Como as empresas mantêm vivos modelos que soavam obsoletos
Por André Sollitto
Era inevitável, questão de anos, meses, dias, horas, minutos ou segundos. Quando os smartphones vieram ao mundo, os relógios de pulso pareciam estar destinados ao limbo. Afinal, bastaria olhar para a tela dos aparelhos, que não apenas mostravam a hora com exatidão, mas realizavam diversas outras funções. Não foi o que aconteceu — e as notícias de morte dos clássicos objetos soaram exageradas.
Sobreviveram, até que se anunciou um segundo falecimento. Os smartwatches, os relógios inteligentes que mostram mensagens, contam os passos e podem até fazer um eletrocardiograma, representariam nova e definitiva derrocada de seus irmãos mais velhos. Não necessariamente, embora tenham se espalhado com velocidade. Há reação, e o pulso ainda pulsa, como diria Arnaldo Antunes.
A vanguarda da contrarrevolução é liderada pela fabricante japonesa Casio, fundada lá na pré-história, em 1946. Graças a modelos de design atemporal, sabe-se agora, e ao apelo crescente entre as gerações mais novas, a empresa ajudou a tornar o relógio uma forma de expressão de estilo, muito mais do que uma ferramenta para medir o tempo com precisão. Foi um passo inesperado e celebrado.
Os primeiros modelos, nos anos 1970, tinham caixa de resina, mostrador digital e algumas funções básicas, mas úteis, como alarme e cronômetro. “A Casio foi uma das primeiras marcas asiáticas a bagunçar o monopólio das fabricantes suíças, oferecendo equipamentos de boa qualidade e acessíveis”, diz Mariana Cerone, professora do hub de moda e luxo da ESPM. Em 1983, despontaria a linha G-Shock (veja no quadro), que se tornaria carro-chefe nas décadas seguintes. O lançamento de uma peça dita como indestrutível, forte e firme, inventou um caminho, ao abrir uma avenida então inexistente.
O engenheiro Kikuo Ibe já trabalhava para a Casio quando viu o relógio mecânico que havia recebido de presente do pai cair no chão e se espatifar. Decidiu, então, desenvolver um modelo capaz de aguentar uma queda de 10 metros, ter uma resistência à pressão da água de 100 metros de submersão e uma bateria que durasse dez anos. Foram duas centenas de protótipos até que Ibe teve a ideia de isolar o movimento do relógio, a peça principal, dentro de um sistema à prova de impactos. A ideia veio ao ver uma criança brincando com uma bola de borracha.

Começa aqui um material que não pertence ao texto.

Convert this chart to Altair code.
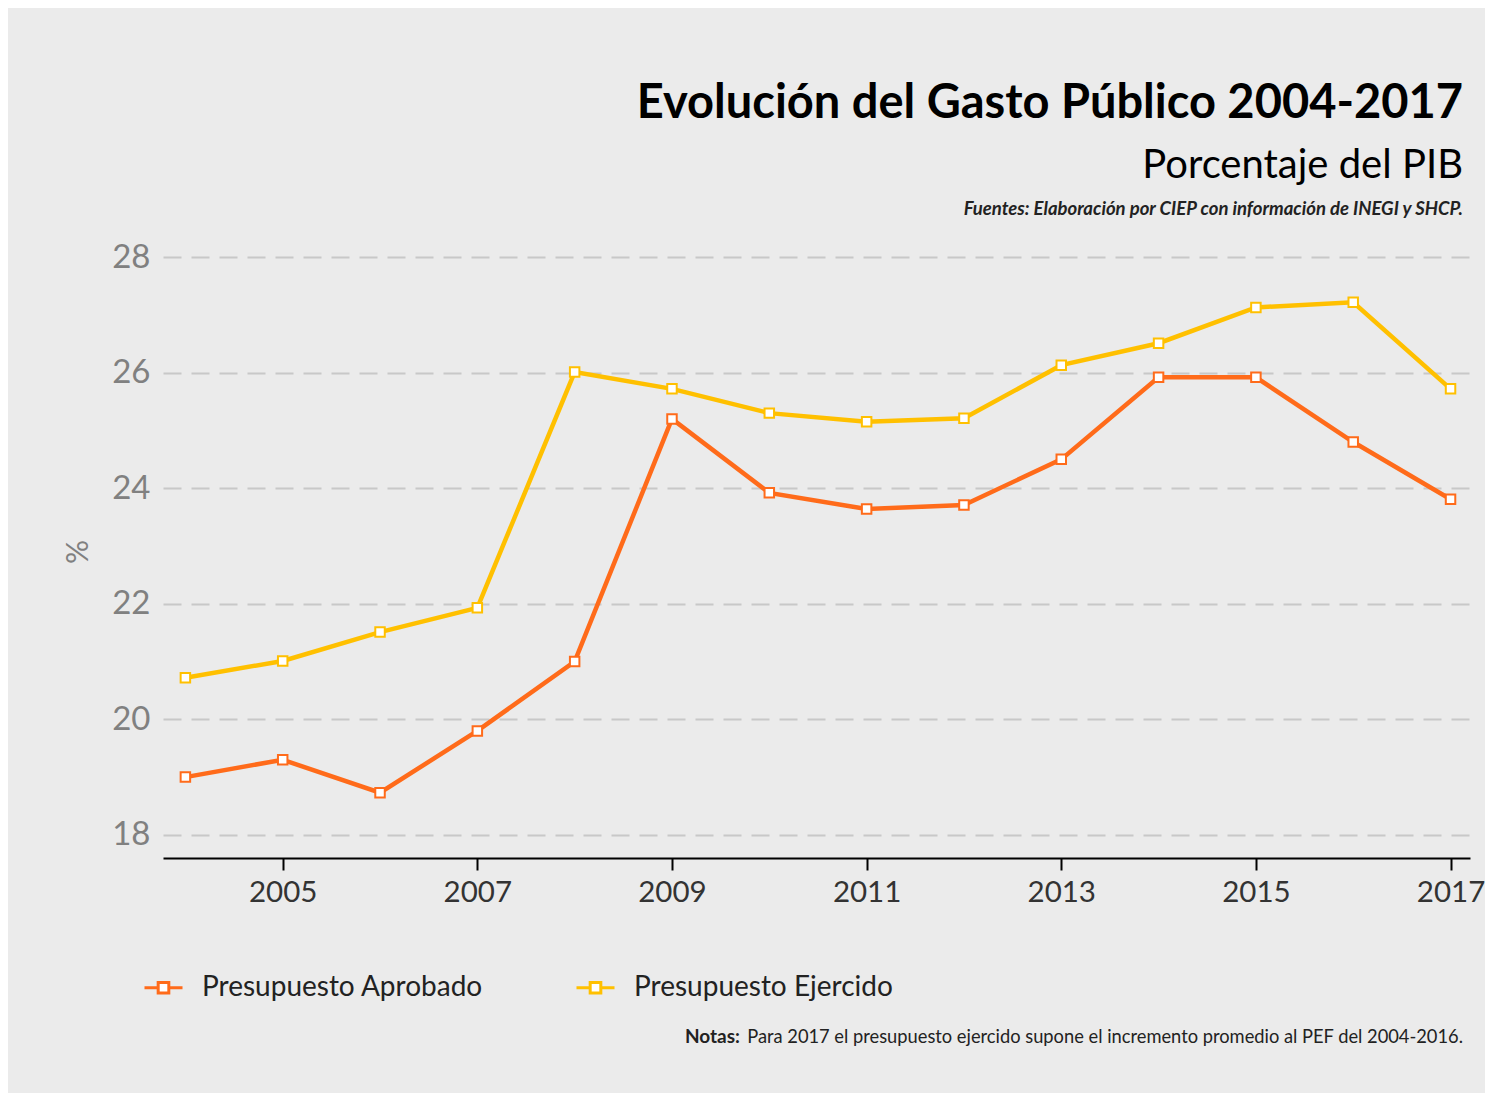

O primeiro G-Shock foi lançado há exatos quarenta anos, e desde então se tornou um fenômeno de vendas. Em 2017, a divisão de relógios ultrarresistentes bateu 100 milhões de vendas. estilo “parrudo” dos relógios G-Shock conquistou celebridades, como a empresária Kim Kardashian e o rapper Pharrell Williams, flagradas com os modelos japoneses no pulso, de modo ostensivo. “Apesar de serem ótimos produtos, os relógios inteligentes são limitados a um único formato”, disse Ibe a VEJA. “Com nossos relógios, há uma enorme variedade de cores e formatos. E as pessoas usam isso para mostrar ao mundo quem são.”
A longevidade ancorada no estilo se explica, em parte, pela nostalgia, uma necessidade humana, demasiadamente humana. Afinal, embora a Casio tenha lançado inúmeros modelos ao longo dos anos, há uma clara preferência do público pelas versões retrô. “As marcas entenderam que é possível usar a nostalgia para cativar o público que é economicamente ativo hoje”, diz Cerone. Quem foi jovem nos anos 1980, por exemplo, compra hoje reedições dos modelos clássicos de outrora. Olhar para o catálogo e relançar sucessos de outras épocas, portanto, virou estratégia — que muitas outras empresas, além da Casio, seguem regiamente. A americana Timex, conhecida por seus relógios acessíveis, também tem posto nas prateleiras alguns modelos antigos. Até mesmo marcas de alto luxo revisitam itens populares em anos anteriores com nova roupagem. E fica decretado que marcar horas é fundamental, mas não é tudo. Vale lembrar uma bonita frase do poeta gaúcho Mario Quintana (1906-1994), que sabia das coisas e das sutilezas das andanças da existência: “Amigos, não consultem os relógios quando um dia eu me for de vossas vidas… porque o tempo é uma invenção da morte: não o conhece a vida — a verdadeira — em que basta um momento de poesia para nos dar a eternidade inteira”.